GIVEN INSTRUCTION — Here are records with pictures in them. Copy all of them exactly and leave the pictures out.

= = =

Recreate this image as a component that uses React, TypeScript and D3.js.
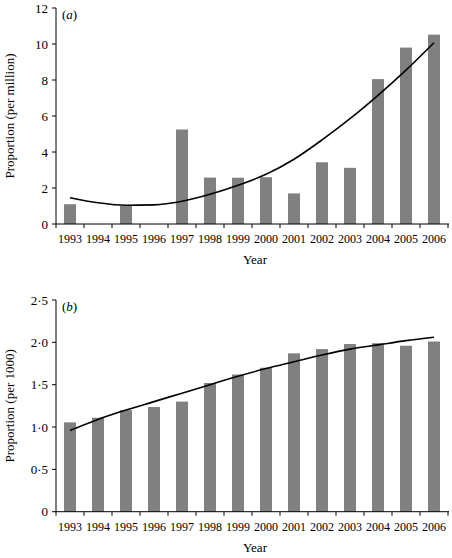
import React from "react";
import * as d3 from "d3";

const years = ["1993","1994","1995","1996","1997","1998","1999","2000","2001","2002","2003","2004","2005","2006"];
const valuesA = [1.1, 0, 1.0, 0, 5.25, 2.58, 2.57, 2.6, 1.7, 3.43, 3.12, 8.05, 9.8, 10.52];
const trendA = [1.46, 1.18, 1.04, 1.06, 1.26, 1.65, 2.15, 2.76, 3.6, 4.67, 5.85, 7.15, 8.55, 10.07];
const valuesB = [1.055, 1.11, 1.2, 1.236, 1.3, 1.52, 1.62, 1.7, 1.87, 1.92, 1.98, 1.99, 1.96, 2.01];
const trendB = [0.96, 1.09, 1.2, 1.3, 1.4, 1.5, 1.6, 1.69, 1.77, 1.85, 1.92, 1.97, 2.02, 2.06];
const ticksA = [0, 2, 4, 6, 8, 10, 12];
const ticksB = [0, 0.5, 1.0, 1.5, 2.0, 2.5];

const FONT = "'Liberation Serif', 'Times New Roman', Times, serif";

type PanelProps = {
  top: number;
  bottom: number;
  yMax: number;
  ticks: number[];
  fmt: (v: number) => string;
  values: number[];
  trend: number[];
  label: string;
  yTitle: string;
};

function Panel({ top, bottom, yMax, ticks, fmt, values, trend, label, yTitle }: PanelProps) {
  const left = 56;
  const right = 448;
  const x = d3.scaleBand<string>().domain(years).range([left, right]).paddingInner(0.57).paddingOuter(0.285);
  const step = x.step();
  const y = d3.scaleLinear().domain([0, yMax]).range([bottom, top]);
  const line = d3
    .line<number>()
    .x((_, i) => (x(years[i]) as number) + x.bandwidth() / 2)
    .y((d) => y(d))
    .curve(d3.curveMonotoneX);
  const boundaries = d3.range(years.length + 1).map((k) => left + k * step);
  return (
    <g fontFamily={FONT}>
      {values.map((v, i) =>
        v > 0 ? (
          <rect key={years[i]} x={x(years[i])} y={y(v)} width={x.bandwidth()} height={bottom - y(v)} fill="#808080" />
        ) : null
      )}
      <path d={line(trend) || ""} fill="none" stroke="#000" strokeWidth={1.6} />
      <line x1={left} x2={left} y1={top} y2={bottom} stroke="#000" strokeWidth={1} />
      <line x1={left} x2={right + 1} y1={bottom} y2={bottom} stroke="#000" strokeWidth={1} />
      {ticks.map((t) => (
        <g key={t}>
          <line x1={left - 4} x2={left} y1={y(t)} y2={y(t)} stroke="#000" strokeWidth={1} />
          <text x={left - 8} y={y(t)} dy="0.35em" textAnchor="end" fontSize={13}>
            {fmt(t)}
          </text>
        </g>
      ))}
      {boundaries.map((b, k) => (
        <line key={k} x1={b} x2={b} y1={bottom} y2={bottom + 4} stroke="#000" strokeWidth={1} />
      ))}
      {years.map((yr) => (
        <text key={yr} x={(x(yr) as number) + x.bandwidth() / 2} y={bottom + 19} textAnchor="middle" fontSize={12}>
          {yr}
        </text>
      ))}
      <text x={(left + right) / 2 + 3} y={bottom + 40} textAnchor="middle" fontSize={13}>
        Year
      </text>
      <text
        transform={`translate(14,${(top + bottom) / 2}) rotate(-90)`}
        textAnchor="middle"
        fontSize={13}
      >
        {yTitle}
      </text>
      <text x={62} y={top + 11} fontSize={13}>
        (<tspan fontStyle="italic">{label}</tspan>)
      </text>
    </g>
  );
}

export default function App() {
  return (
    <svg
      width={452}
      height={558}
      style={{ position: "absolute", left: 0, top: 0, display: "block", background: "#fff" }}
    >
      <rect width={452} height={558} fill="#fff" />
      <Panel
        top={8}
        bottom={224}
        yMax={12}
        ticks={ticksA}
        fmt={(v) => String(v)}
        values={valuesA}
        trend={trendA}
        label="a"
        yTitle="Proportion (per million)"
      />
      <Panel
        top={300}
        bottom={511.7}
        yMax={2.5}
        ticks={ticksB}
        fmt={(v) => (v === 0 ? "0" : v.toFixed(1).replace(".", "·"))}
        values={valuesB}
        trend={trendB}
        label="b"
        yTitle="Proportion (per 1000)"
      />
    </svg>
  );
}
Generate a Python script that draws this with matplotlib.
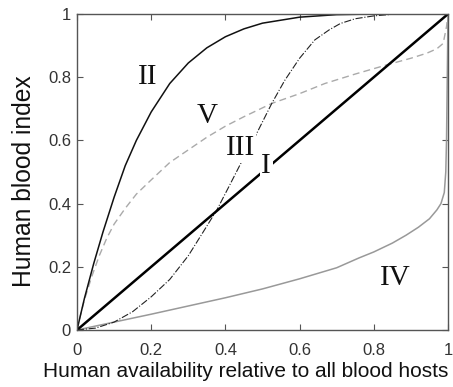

= = =

COMPLETE ANSWER —
Recreate this image as a component that uses React, TypeScript and D3.js.
import React from "react";
import * as d3 from "d3";

const years = ["1993","1994","1995","1996","1997","1998","1999","2000","2001","2002","2003","2004","2005","2006"];
const valuesA = [1.1, 0, 1.0, 0, 5.25, 2.58, 2.57, 2.6, 1.7, 3.43, 3.12, 8.05, 9.8, 10.52];
const trendA = [1.46, 1.18, 1.04, 1.06, 1.26, 1.65, 2.15, 2.76, 3.6, 4.67, 5.85, 7.15, 8.55, 10.07];
const valuesB = [1.055, 1.11, 1.2, 1.236, 1.3, 1.52, 1.62, 1.7, 1.87, 1.92, 1.98, 1.99, 1.96, 2.01];
const trendB = [0.96, 1.09, 1.2, 1.3, 1.4, 1.5, 1.6, 1.69, 1.77, 1.85, 1.92, 1.97, 2.02, 2.06];
const ticksA = [0, 2, 4, 6, 8, 10, 12];
const ticksB = [0, 0.5, 1.0, 1.5, 2.0, 2.5];

const FONT = "'Liberation Serif', 'Times New Roman', Times, serif";

type PanelProps = {
  top: number;
  bottom: number;
  yMax: number;
  ticks: number[];
  fmt: (v: number) => string;
  values: number[];
  trend: number[];
  label: string;
  yTitle: string;
};

function Panel({ top, bottom, yMax, ticks, fmt, values, trend, label, yTitle }: PanelProps) {
  const left = 56;
  const right = 448;
  const x = d3.scaleBand<string>().domain(years).range([left, right]).paddingInner(0.57).paddingOuter(0.285);
  const step = x.step();
  const y = d3.scaleLinear().domain([0, yMax]).range([bottom, top]);
  const line = d3
    .line<number>()
    .x((_, i) => (x(years[i]) as number) + x.bandwidth() / 2)
    .y((d) => y(d))
    .curve(d3.curveMonotoneX);
  const boundaries = d3.range(years.length + 1).map((k) => left + k * step);
  return (
    <g fontFamily={FONT}>
      {values.map((v, i) =>
        v > 0 ? (
          <rect key={years[i]} x={x(years[i])} y={y(v)} width={x.bandwidth()} height={bottom - y(v)} fill="#808080" />
        ) : null
      )}
      <path d={line(trend) || ""} fill="none" stroke="#000" strokeWidth={1.6} />
      <line x1={left} x2={left} y1={top} y2={bottom} stroke="#000" strokeWidth={1} />
      <line x1={left} x2={right + 1} y1={bottom} y2={bottom} stroke="#000" strokeWidth={1} />
      {ticks.map((t) => (
        <g key={t}>
          <line x1={left - 4} x2={left} y1={y(t)} y2={y(t)} stroke="#000" strokeWidth={1} />
          <text x={left - 8} y={y(t)} dy="0.35em" textAnchor="end" fontSize={13}>
            {fmt(t)}
          </text>
        </g>
      ))}
      {boundaries.map((b, k) => (
        <line key={k} x1={b} x2={b} y1={bottom} y2={bottom + 4} stroke="#000" strokeWidth={1} />
      ))}
      {years.map((yr) => (
        <text key={yr} x={(x(yr) as number) + x.bandwidth() / 2} y={bottom + 19} textAnchor="middle" fontSize={12}>
          {yr}
        </text>
      ))}
      <text x={(left + right) / 2 + 3} y={bottom + 40} textAnchor="middle" fontSize={13}>
        Year
      </text>
      <text
        transform={`translate(14,${(top + bottom) / 2}) rotate(-90)`}
        textAnchor="middle"
        fontSize={13}
      >
        {yTitle}
      </text>
      <text x={62} y={top + 11} fontSize={13}>
        (<tspan fontStyle="italic">{label}</tspan>)
      </text>
    </g>
  );
}

export default function App() {
  return (
    <svg
      width={452}
      height={558}
      style={{ position: "absolute", left: 0, top: 0, display: "block", background: "#fff" }}
    >
      <rect width={452} height={558} fill="#fff" />
      <Panel
        top={8}
        bottom={224}
        yMax={12}
        ticks={ticksA}
        fmt={(v) => String(v)}
        values={valuesA}
        trend={trendA}
        label="a"
        yTitle="Proportion (per million)"
      />
      <Panel
        top={300}
        bottom={511.7}
        yMax={2.5}
        ticks={ticksB}
        fmt={(v) => (v === 0 ? "0" : v.toFixed(1).replace(".", "·"))}
        values={valuesB}
        trend={trendB}
        label="b"
        yTitle="Proportion (per 1000)"
      />
    </svg>
  );
}
Generate a Python script that draws this with matplotlib.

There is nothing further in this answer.